The message, then, is “hidden” in a way that is almost a satire on the world’s blindness.  For note what the parables have in common.  Seed is sown.  But where is it?  It’s invisible.  Does the seed vary in quality?  No, it’s the soil that varies in quality.  The harvest is poorer or richer, not because God is competent some days and bumbling on others, but because his revelation falls on rocks, shallow soil, and good soil (Matthew 13:3-9).  In the same way, good wheat is hidden among the weeds (Matthew 13:24-30), mustard seed is hidden by its tininess (Matthew 13:31-32), and leaven (Matthew 13:33) is simply invisible, kneaded into the bread as the Church is kneaded into the world.  After this, there is a treasure that is (again) hidden, a pearl (hidden in an oyster), and a net which scoops up every kind of fish, good and bad, and thereby keeps the good fish obscured among the bad fish who will be thrown away (Matthew 13:44-50).

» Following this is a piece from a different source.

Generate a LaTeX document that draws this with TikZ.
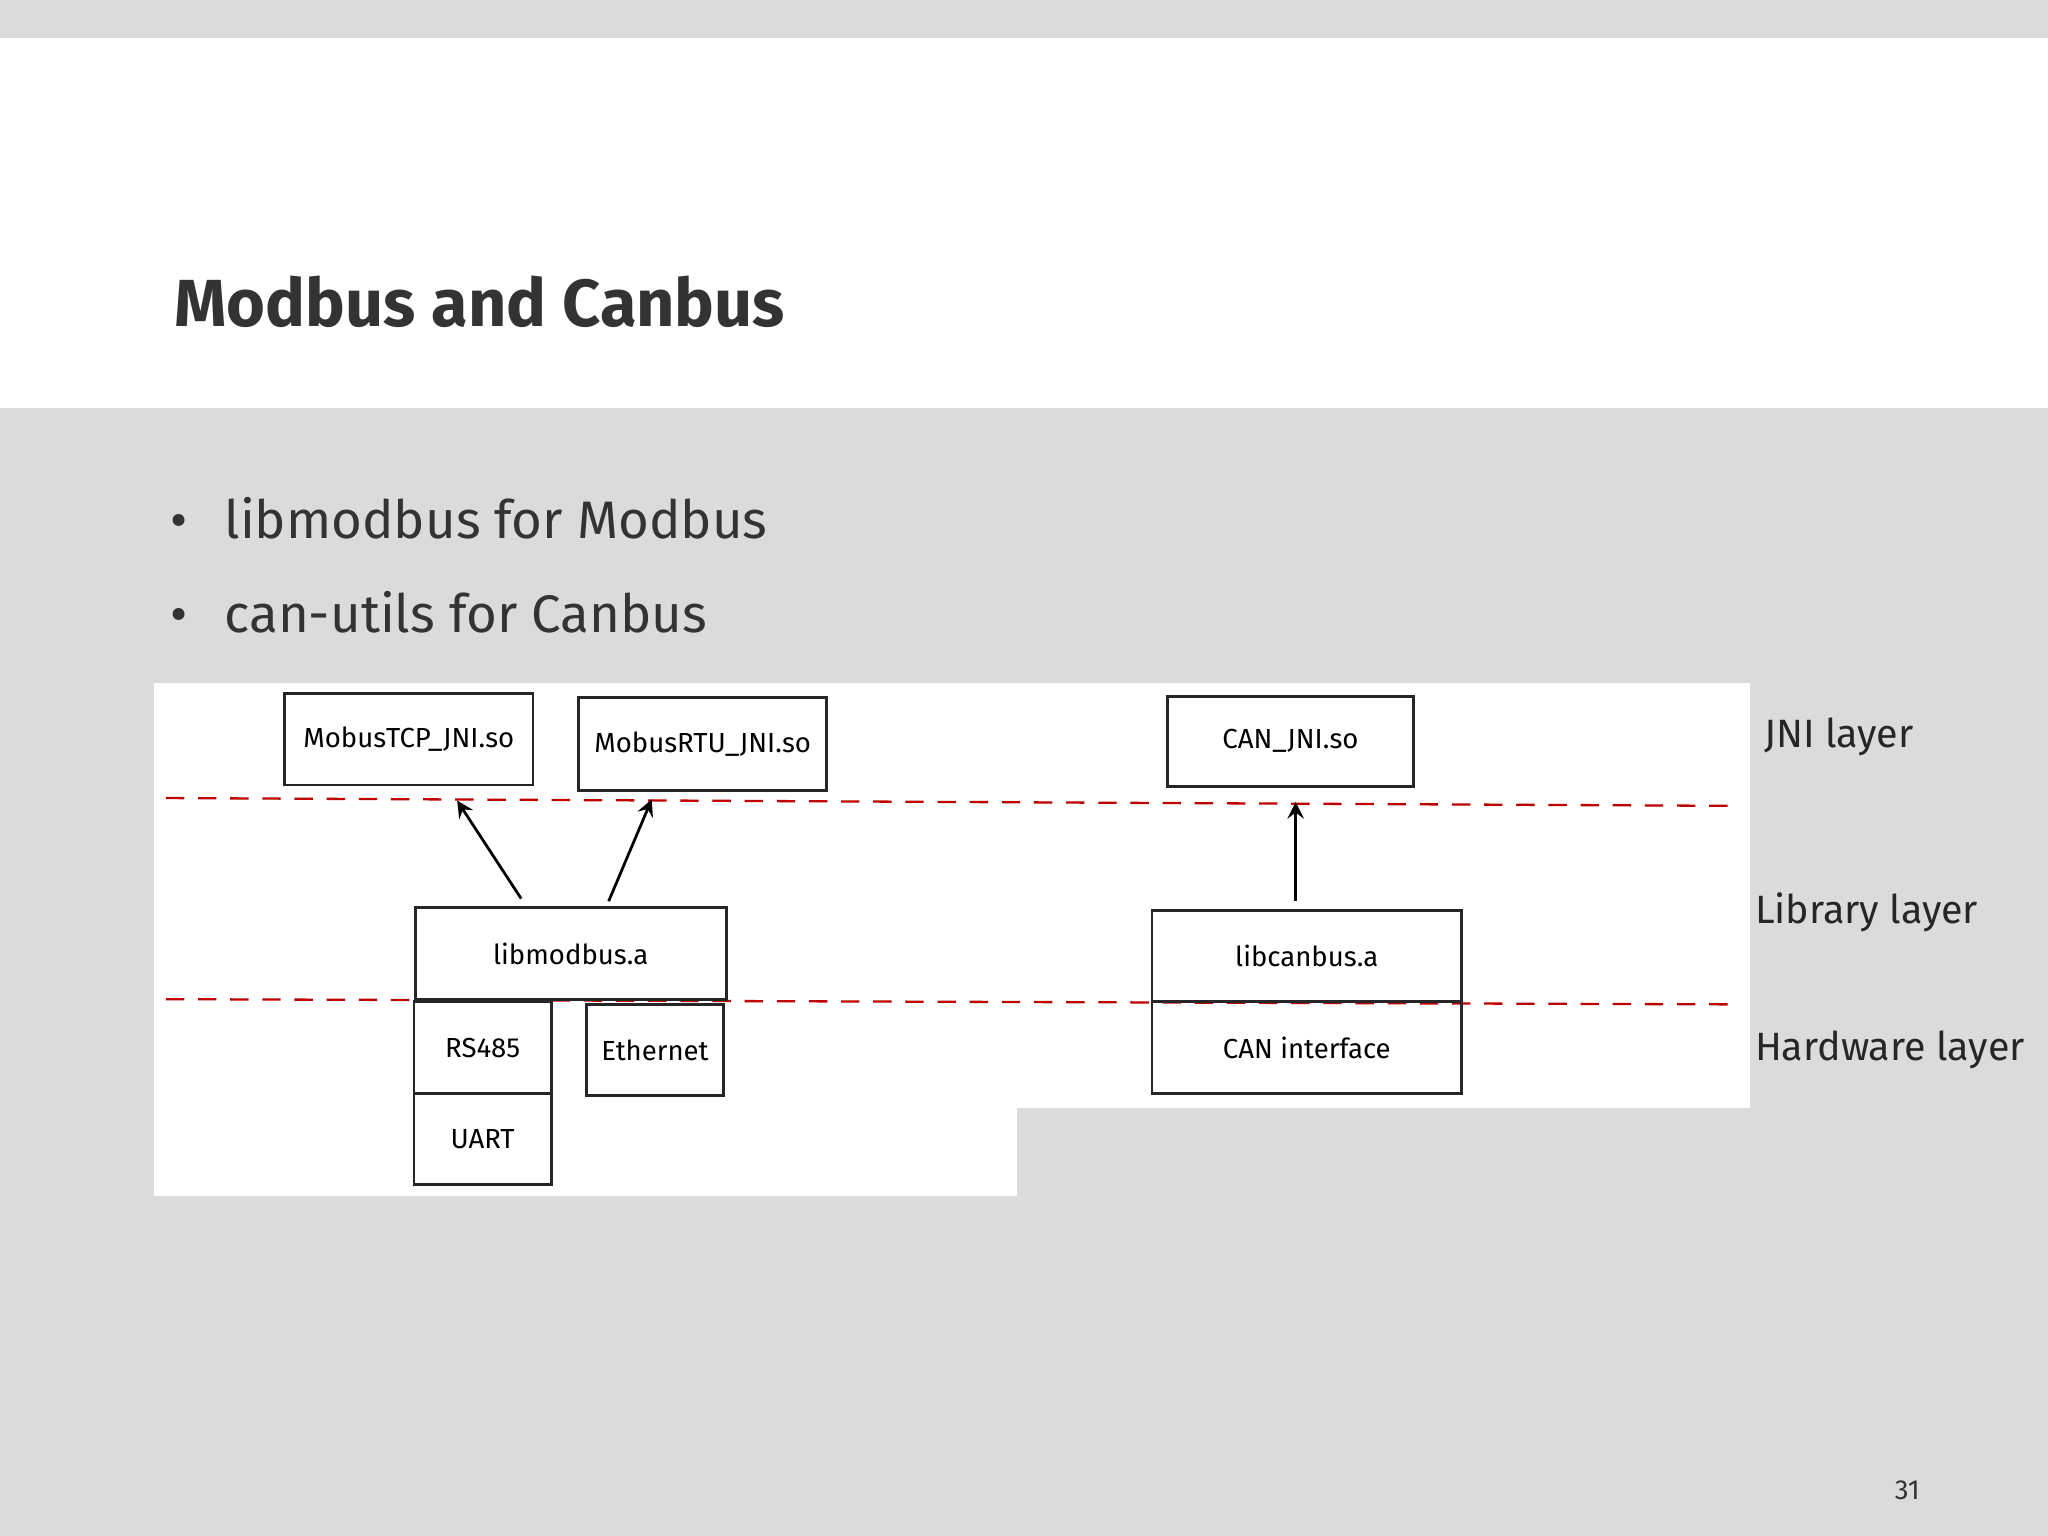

But the kingdom which is hidden from the world is not hidden from Jesus’ disciples.  As Jesus says to his disciples, “To you it has been given to know the secrets of the kingdom of heaven, but to them it has not been given” (Matthew 13:11).  And so Jesus “left the crowds and went into the house” where he proceeds to explain the parables.  In other words, it is only within the Church (the house of God) that the mystery of Christ can be fully understood.  As G.K. Chesterton says, Jesus is the riddle and the Church is the answer. The Church is the leaven of the world making it holy.  The Church is a net pulling in both good and bad fish, a field growing both wheat and weeds.  But whatever chaotic waves of history the boat must ride, the King of the kingdom remains enthroned forever, yet himself hidden—in the bread of the Eucharist.